Wigg Party Celebrates One Year Rallying Around the Wiggle Bike Route
It's all centered around The Wiggle, a zig-zag bike route connecting Market Street to westside bedroom neighborhoods. On Feb. 11, the Wiggs will hold their first anniversary bash, celebrating a year of political and lifestyle advocacy rallying around the route as a symbol for earth-friendly ideals.
"It's about making the community that lives around The Wiggle the leader in the movement toward sustainability," says Fitzgibbons, 27, an Ohio transplant and Internet entrepreneur. "We can't change the world from where we're sitting.
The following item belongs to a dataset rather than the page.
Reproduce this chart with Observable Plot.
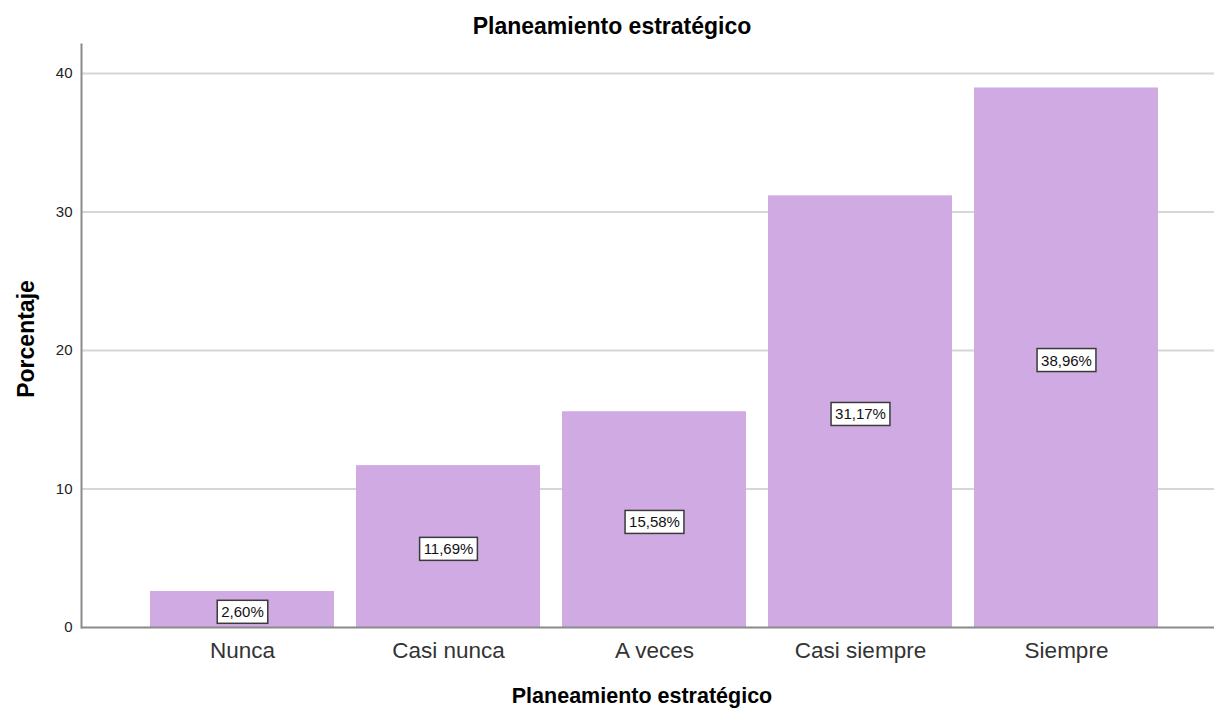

But we can change our neighborhood."
So far, change has meant positing The Wiggle -- a series of turns connecting downtown and the neighborhoods by following an ancient, relatively flat riverbed -- as a sort of independent hippie nation. The group has organized produce giveaways, pickle-making, sewing, and other off-the-grid crafts. It soon plans to create a Wiggle-neighborhoods-only scrip. On Feb. 11, the group invites San Franciscans to celebrate all this with an electronic music bash featuring MC Zulu and Future Simple Project, at Sunshine Castle, the name Fitzgibbons uses to describe the communal Victorian he inhabits with his friends at 1571 Fulton St.
It might seem ironic to wrap a bundle of arduous political objectives around a bike route chosen specifically to avoid the physical effort of climbing hills. But Fitzgibbons says making seemingly impossible objectives fun and easy is part of the point.
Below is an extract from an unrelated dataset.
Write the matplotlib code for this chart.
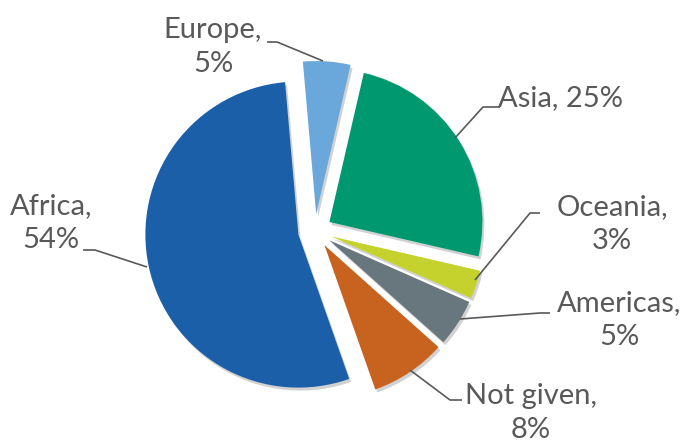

"We've produced a series of progressive dinners, where we essentially have an excuse for all our friends to get together, have dinner together, eat local food, and have skits, and a talent show, and have fun with each other around local food," he says.
The group joined bike activists who've attempted to convince transit planners to make dangerous portions of The Wiggle, including a four-way bike/train/car intersection at Duboce and Church Streets, safer.
They've gleaned unsold farmers' market produce and given it away "to make human calories rather than pig calories." They've put together "carrotmob" shopping sprees, designed to reward businesses that agree to make changes to improve the world. Sometimes, the group meets to "chalk the Wiggle" with "messages, art, things that inspire people when they ride the Wiggle every day," Fitzgibbons says.
The Feb. 11 event will begin at 8 p.m., when Wigg partisans will meet for an hour to plan a strategy. The electronic music begins at 9 p.m. Everyone is welcome, Fitzgibbons says. For those not sure if they're ready to dive into full-on Wiggism right away, he invites attendees to test the waters by just coming out to dance.
"If you just want to party, meet cool people, and contribute to a great cause, come to the music after the meeting," he said. "Typically at a Wigg Party party, the meeting section is 25 to 30 people, and when it's just social it balloons to 50 or 60 people."
Or as the famous Whig Lincoln might say, three-score people.